— Begin Raw records —
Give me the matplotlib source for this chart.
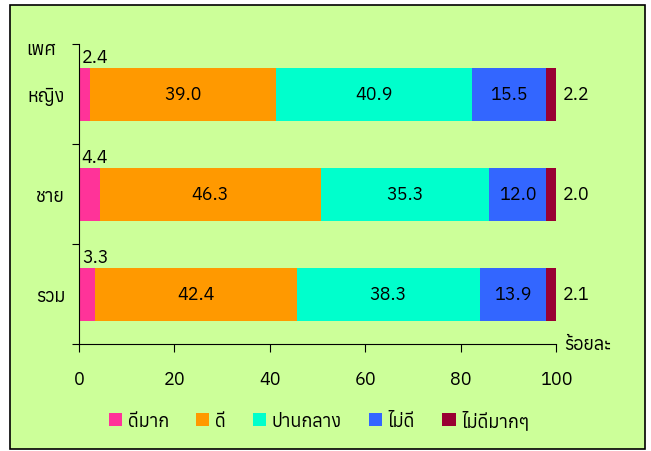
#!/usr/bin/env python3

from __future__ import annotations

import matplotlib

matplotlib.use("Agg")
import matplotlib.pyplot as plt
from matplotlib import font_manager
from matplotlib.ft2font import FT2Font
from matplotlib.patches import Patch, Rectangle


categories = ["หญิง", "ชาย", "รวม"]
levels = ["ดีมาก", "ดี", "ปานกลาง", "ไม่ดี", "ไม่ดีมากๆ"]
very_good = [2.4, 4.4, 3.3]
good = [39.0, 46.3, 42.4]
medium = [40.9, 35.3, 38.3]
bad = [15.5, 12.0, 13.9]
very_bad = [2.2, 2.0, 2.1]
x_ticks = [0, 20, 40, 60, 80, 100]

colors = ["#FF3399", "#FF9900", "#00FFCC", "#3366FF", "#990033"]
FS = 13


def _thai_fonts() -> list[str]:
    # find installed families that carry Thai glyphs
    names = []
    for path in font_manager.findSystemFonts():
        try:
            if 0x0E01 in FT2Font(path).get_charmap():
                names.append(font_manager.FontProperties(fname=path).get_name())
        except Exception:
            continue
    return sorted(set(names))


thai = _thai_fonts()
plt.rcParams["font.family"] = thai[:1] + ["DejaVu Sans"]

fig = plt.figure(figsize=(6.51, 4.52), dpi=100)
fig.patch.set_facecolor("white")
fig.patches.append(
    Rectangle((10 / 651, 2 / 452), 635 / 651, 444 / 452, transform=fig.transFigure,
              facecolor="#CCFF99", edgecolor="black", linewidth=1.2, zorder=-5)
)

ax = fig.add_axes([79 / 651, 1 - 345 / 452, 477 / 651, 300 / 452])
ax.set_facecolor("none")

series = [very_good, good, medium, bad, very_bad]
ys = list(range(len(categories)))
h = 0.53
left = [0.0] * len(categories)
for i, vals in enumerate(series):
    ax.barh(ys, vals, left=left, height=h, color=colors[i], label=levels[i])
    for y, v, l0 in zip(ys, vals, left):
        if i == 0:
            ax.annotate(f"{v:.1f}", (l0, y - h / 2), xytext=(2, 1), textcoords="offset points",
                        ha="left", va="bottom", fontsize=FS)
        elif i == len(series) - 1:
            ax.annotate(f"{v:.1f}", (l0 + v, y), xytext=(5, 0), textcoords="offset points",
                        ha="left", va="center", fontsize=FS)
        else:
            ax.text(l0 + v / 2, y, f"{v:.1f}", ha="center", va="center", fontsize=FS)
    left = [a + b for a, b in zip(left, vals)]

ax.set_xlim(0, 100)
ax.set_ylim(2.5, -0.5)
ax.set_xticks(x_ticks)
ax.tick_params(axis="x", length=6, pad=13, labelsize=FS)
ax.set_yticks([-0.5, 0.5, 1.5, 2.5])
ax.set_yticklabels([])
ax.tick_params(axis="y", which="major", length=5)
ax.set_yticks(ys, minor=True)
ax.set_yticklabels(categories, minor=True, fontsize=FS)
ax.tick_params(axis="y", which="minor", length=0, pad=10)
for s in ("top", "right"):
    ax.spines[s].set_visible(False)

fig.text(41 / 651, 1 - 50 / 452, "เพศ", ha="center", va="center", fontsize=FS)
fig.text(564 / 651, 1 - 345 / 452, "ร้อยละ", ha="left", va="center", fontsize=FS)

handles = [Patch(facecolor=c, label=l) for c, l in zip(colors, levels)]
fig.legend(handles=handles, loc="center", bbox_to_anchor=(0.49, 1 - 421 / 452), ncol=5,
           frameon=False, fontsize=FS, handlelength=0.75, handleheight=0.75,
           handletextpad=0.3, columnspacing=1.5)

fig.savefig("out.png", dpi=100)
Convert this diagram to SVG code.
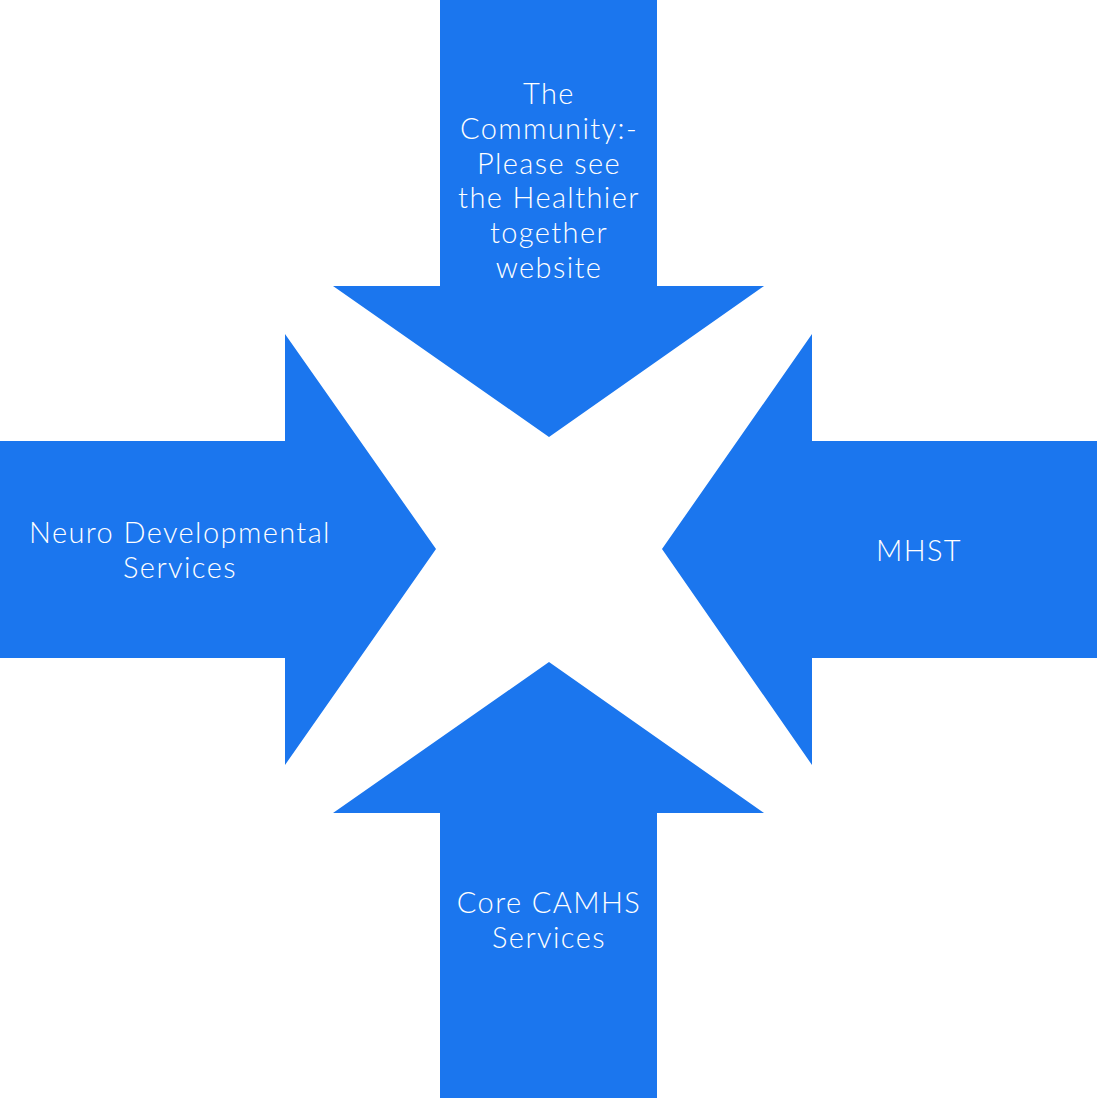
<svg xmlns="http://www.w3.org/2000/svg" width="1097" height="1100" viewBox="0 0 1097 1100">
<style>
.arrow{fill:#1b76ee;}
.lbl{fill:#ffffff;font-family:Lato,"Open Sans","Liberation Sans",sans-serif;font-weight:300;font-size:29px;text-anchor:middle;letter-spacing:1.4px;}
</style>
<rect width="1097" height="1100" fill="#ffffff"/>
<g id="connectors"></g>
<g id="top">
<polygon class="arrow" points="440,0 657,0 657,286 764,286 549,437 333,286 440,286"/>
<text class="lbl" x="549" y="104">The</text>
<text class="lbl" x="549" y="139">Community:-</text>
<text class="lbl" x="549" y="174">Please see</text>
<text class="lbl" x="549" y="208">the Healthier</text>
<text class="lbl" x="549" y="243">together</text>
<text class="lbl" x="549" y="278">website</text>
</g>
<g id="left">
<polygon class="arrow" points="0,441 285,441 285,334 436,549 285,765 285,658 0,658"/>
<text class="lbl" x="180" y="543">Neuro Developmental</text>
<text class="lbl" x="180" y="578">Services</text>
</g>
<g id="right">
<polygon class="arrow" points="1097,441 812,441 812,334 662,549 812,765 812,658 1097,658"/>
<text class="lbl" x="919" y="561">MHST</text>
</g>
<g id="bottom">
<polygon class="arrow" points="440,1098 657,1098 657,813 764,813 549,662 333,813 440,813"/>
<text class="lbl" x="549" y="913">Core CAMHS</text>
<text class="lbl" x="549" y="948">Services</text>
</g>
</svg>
— End Raw records —
### Written exercise
Transcribe the whole listing exactly. Pictures are excluded.

### Solution to this exercise
Give me the matplotlib source for this chart.
#!/usr/bin/env python3

from __future__ import annotations

import matplotlib

matplotlib.use("Agg")
import matplotlib.pyplot as plt
from matplotlib import font_manager
from matplotlib.ft2font import FT2Font
from matplotlib.patches import Patch, Rectangle


categories = ["หญิง", "ชาย", "รวม"]
levels = ["ดีมาก", "ดี", "ปานกลาง", "ไม่ดี", "ไม่ดีมากๆ"]
very_good = [2.4, 4.4, 3.3]
good = [39.0, 46.3, 42.4]
medium = [40.9, 35.3, 38.3]
bad = [15.5, 12.0, 13.9]
very_bad = [2.2, 2.0, 2.1]
x_ticks = [0, 20, 40, 60, 80, 100]

colors = ["#FF3399", "#FF9900", "#00FFCC", "#3366FF", "#990033"]
FS = 13


def _thai_fonts() -> list[str]:
    # find installed families that carry Thai glyphs
    names = []
    for path in font_manager.findSystemFonts():
        try:
            if 0x0E01 in FT2Font(path).get_charmap():
                names.append(font_manager.FontProperties(fname=path).get_name())
        except Exception:
            continue
    return sorted(set(names))


thai = _thai_fonts()
plt.rcParams["font.family"] = thai[:1] + ["DejaVu Sans"]

fig = plt.figure(figsize=(6.51, 4.52), dpi=100)
fig.patch.set_facecolor("white")
fig.patches.append(
    Rectangle((10 / 651, 2 / 452), 635 / 651, 444 / 452, transform=fig.transFigure,
              facecolor="#CCFF99", edgecolor="black", linewidth=1.2, zorder=-5)
)

ax = fig.add_axes([79 / 651, 1 - 345 / 452, 477 / 651, 300 / 452])
ax.set_facecolor("none")

series = [very_good, good, medium, bad, very_bad]
ys = list(range(len(categories)))
h = 0.53
left = [0.0] * len(categories)
for i, vals in enumerate(series):
    ax.barh(ys, vals, left=left, height=h, color=colors[i], label=levels[i])
    for y, v, l0 in zip(ys, vals, left):
        if i == 0:
            ax.annotate(f"{v:.1f}", (l0, y - h / 2), xytext=(2, 1), textcoords="offset points",
                        ha="left", va="bottom", fontsize=FS)
        elif i == len(series) - 1:
            ax.annotate(f"{v:.1f}", (l0 + v, y), xytext=(5, 0), textcoords="offset points",
                        ha="left", va="center", fontsize=FS)
        else:
            ax.text(l0 + v / 2, y, f"{v:.1f}", ha="center", va="center", fontsize=FS)
    left = [a + b for a, b in zip(left, vals)]

ax.set_xlim(0, 100)
ax.set_ylim(2.5, -0.5)
ax.set_xticks(x_ticks)
ax.tick_params(axis="x", length=6, pad=13, labelsize=FS)
ax.set_yticks([-0.5, 0.5, 1.5, 2.5])
ax.set_yticklabels([])
ax.tick_params(axis="y", which="major", length=5)
ax.set_yticks(ys, minor=True)
ax.set_yticklabels(categories, minor=True, fontsize=FS)
ax.tick_params(axis="y", which="minor", length=0, pad=10)
for s in ("top", "right"):
    ax.spines[s].set_visible(False)

fig.text(41 / 651, 1 - 50 / 452, "เพศ", ha="center", va="center", fontsize=FS)
fig.text(564 / 651, 1 - 345 / 452, "ร้อยละ", ha="left", va="center", fontsize=FS)

handles = [Patch(facecolor=c, label=l) for c, l in zip(colors, levels)]
fig.legend(handles=handles, loc="center", bbox_to_anchor=(0.49, 1 - 421 / 452), ncol=5,
           frameon=False, fontsize=FS, handlelength=0.75, handleheight=0.75,
           handletextpad=0.3, columnspacing=1.5)

fig.savefig("out.png", dpi=100)
Convert this diagram to SVG code.
<svg xmlns="http://www.w3.org/2000/svg" width="1097" height="1100" viewBox="0 0 1097 1100">
<style>
.arrow{fill:#1b76ee;}
.lbl{fill:#ffffff;font-family:Lato,"Open Sans","Liberation Sans",sans-serif;font-weight:300;font-size:29px;text-anchor:middle;letter-spacing:1.4px;}
</style>
<rect width="1097" height="1100" fill="#ffffff"/>
<g id="connectors"></g>
<g id="top">
<polygon class="arrow" points="440,0 657,0 657,286 764,286 549,437 333,286 440,286"/>
<text class="lbl" x="549" y="104">The</text>
<text class="lbl" x="549" y="139">Community:-</text>
<text class="lbl" x="549" y="174">Please see</text>
<text class="lbl" x="549" y="208">the Healthier</text>
<text class="lbl" x="549" y="243">together</text>
<text class="lbl" x="549" y="278">website</text>
</g>
<g id="left">
<polygon class="arrow" points="0,441 285,441 285,334 436,549 285,765 285,658 0,658"/>
<text class="lbl" x="180" y="543">Neuro Developmental</text>
<text class="lbl" x="180" y="578">Services</text>
</g>
<g id="right">
<polygon class="arrow" points="1097,441 812,441 812,334 662,549 812,765 812,658 1097,658"/>
<text class="lbl" x="919" y="561">MHST</text>
</g>
<g id="bottom">
<polygon class="arrow" points="440,1098 657,1098 657,813 764,813 549,662 333,813 440,813"/>
<text class="lbl" x="549" y="913">Core CAMHS</text>
<text class="lbl" x="549" y="948">Services</text>
</g>
</svg>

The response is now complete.